The interesting part is how differently the stores performed on the same conditional read. This is a different use case than locks, but same as with my lock service: once object storage is on a hot path, provider behavior is part of the system design.

My reflections

This was a fascinating experience; I will certainly build things with conditional writes again.

One of my biggest takeaways is that there are a lot of nuances beyond the API spec, and those nuances matter when you build critical distributed primitives on top. You have to run the system for a while. Not just a unit test, not just a tight benchmark loop, but something long-lived enough to see retries, throttling, lost responses, slow requests, provider maintenance, and the occasional missing nine. That is when the actual contract starts to show up (or breaks!).

That does not replace careful design. TLA+ is something I wish I had spent more time on. Retries belong at the protocol layer, not hidden inside a generic SDK client.
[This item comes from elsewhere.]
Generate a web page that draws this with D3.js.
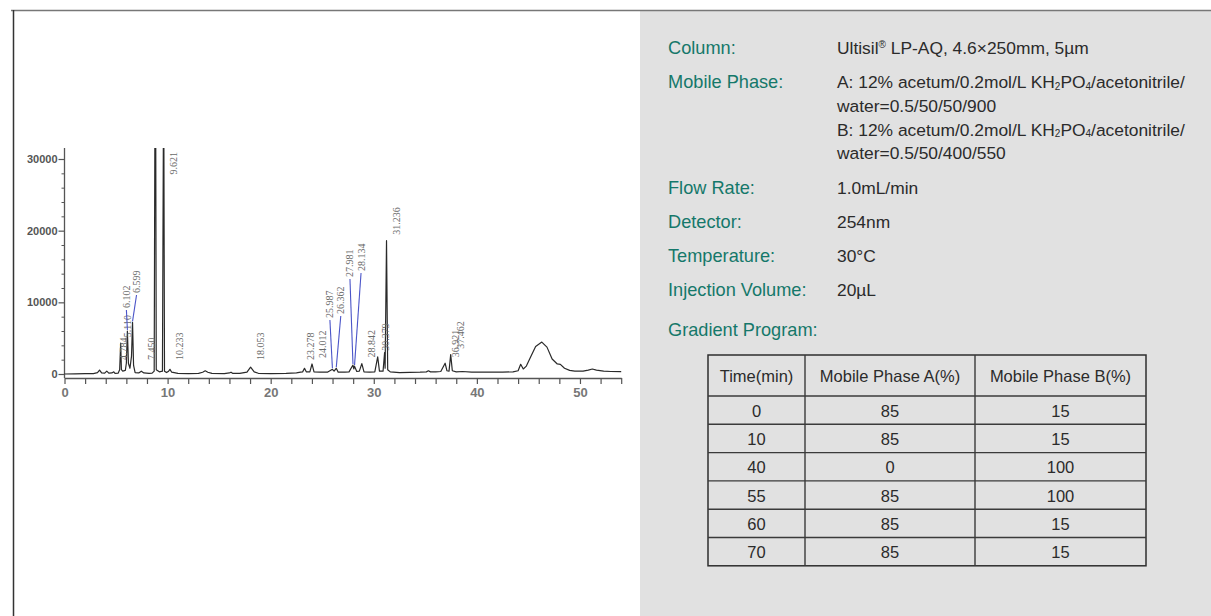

Key layout still matters. A single hot object is easy to reason about, but it is also a bottleneck and may run straight into provider limits.

Yet the happy path for conditional writes is beautiful: read a version, write if the version still matches, and let the object store serialize the race.

I am excited to see what people build with conditional requests on object storage over the next few years. Locks, queues, WALs, cache validation, and state files are probably just the obvious first wave. As more systems are designed around object storage as the durable substrate, these small request preconditions will likely become a bigger piece of the conversation around S3 and object storage.